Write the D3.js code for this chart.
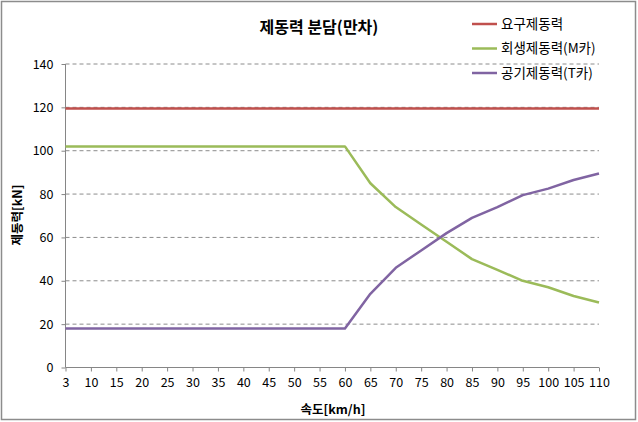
<!DOCTYPE html>
<html><head><meta charset="utf-8">
<script src="https://cdn.jsdelivr.net/npm/d3@7"></script>
<style>body{margin:0;background:#fff}svg{display:block}text{font-family:"Noto Sans CJK KR","Noto Sans",sans-serif}</style>
</head><body><svg id="c" width="638" height="422"></svg>
<script>
const categories = [3,10,15,20,25,30,35,40,45,50,55,60,65,70,75,80,85,90,95,100,105,110];
const required = [119.5,119.5,119.5,119.5,119.5,119.5,119.5,119.5,119.5,119.5,119.5,119.5,119.5,119.5,119.5,119.5,119.5,119.5,119.5,119.5,119.5,119.5];
const regen = [102,102,102,102,102,102,102,102,102,102,102,102,85,74,66,58,50,45,40,37,33,30];
const air = [18,18,18,18,18,18,18,18,18,18,18,18,34,46,54,62,69,74,79.5,82.5,86.5,89.5];
const yTicks = [0,20,40,60,80,100,120,140];
const seriesNames = ["요구제동력","회생제동력(M카)","공기제동력(T카)"];
const colors = ["#C0504D","#9BBB59","#8064A2"];

const svg = d3.select("#c");
svg.append("rect").attr("x",1.5).attr("y",1.5).attr("width",634).attr("height",418)
  .attr("fill","#fff").attr("stroke","#8c8c8c").attr("stroke-width",1.5);

const L=65.5, R=599, T=64, B=367.5;
const x = d3.scalePoint().domain(categories).range([L,R]);
const y = d3.scaleLinear().domain([0,140]).range([B,T]);

// gridlines
svg.append("g").selectAll("line").data(yTicks.filter(d=>d>0)).join("line")
  .attr("x1",L).attr("x2",R).attr("y1",d=>y(d)).attr("y2",d=>y(d))
  .attr("stroke","#8c8c8c").attr("stroke-dasharray","4,3").attr("stroke-width",1);

// y axis
const ya = svg.append("g").attr("transform",`translate(${L},0)`)
  .call(d3.axisLeft(y).tickValues(yTicks).tickSize(4).tickPadding(8));
ya.select(".domain").attr("stroke","#868686").attr("d",`M-0,${T}V${B}`);
ya.selectAll(".tick line").attr("stroke","#868686");
ya.selectAll("text").attr("font-size","12.5px").attr("fill","#000");

// x axis
const xa = svg.append("g").attr("transform",`translate(0,${B})`)
  .call(d3.axisBottom(x).tickSize(4).tickPadding(7));
xa.select(".domain").attr("stroke","#868686").attr("d",`M${L},0H${R}`);
xa.selectAll(".tick line").attr("stroke","#868686");
xa.selectAll("text").attr("font-size","12.5px").attr("fill","#000");

// lines
const line = d3.line().x((d,i)=>x(categories[i])).y(d=>y(d));
[required,regen,air].forEach((s,k)=>{
  svg.append("path").datum(s).attr("d",line).attr("fill","none")
    .attr("stroke",colors[k]).attr("stroke-width",2.5).attr("stroke-linejoin","round");
});

// title
svg.append("text").attr("x",319).attr("y",33).attr("text-anchor","middle")
  .attr("font-size","16px").attr("font-weight","bold").text("제동력 분담(만차)");

// axis titles
svg.append("text").attr("x",333).attr("y",414).attr("text-anchor","middle")
  .attr("font-size","12.5px").attr("font-weight","bold").text("속도[km/h]");
svg.append("text").attr("transform","translate(22,215) rotate(-90)").attr("text-anchor","middle")
  .attr("font-size","12.5px").attr("font-weight","bold").text("제동력[kN]");

// legend
const lg = svg.append("g");
seriesNames.forEach((n,i)=>{
  const yy = 24 + i*24.5;
  lg.append("line").attr("x1",472).attr("x2",497).attr("y1",yy).attr("y2",yy)
    .attr("stroke",colors[i]).attr("stroke-width",2.5);
  lg.append("text").attr("x",501).attr("y",yy+4.5).attr("font-size","13.5px").text(n);
});
</script></body></html>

☆ ☆ ☆ ☆ ☆ ☆ ☆

*JOB:* From the first line above through the line containing "const y = d3.scaleLinear().domain([0,140]).range([B,T]);", copy everything exactly, without the pictures.

*THE RESULT:*
Write the D3.js code for this chart.
<!DOCTYPE html>
<html><head><meta charset="utf-8">
<script src="https://cdn.jsdelivr.net/npm/d3@7"></script>
<style>body{margin:0;background:#fff}svg{display:block}text{font-family:"Noto Sans CJK KR","Noto Sans",sans-serif}</style>
</head><body><svg id="c" width="638" height="422"></svg>
<script>
const categories = [3,10,15,20,25,30,35,40,45,50,55,60,65,70,75,80,85,90,95,100,105,110];
const required = [119.5,119.5,119.5,119.5,119.5,119.5,119.5,119.5,119.5,119.5,119.5,119.5,119.5,119.5,119.5,119.5,119.5,119.5,119.5,119.5,119.5,119.5];
const regen = [102,102,102,102,102,102,102,102,102,102,102,102,85,74,66,58,50,45,40,37,33,30];
const air = [18,18,18,18,18,18,18,18,18,18,18,18,34,46,54,62,69,74,79.5,82.5,86.5,89.5];
const yTicks = [0,20,40,60,80,100,120,140];
const seriesNames = ["요구제동력","회생제동력(M카)","공기제동력(T카)"];
const colors = ["#C0504D","#9BBB59","#8064A2"];

const svg = d3.select("#c");
svg.append("rect").attr("x",1.5).attr("y",1.5).attr("width",634).attr("height",418)
  .attr("fill","#fff").attr("stroke","#8c8c8c").attr("stroke-width",1.5);

const L=65.5, R=599, T=64, B=367.5;
const x = d3.scalePoint().domain(categories).range([L,R]);
const y = d3.scaleLinear().domain([0,140]).range([B,T]);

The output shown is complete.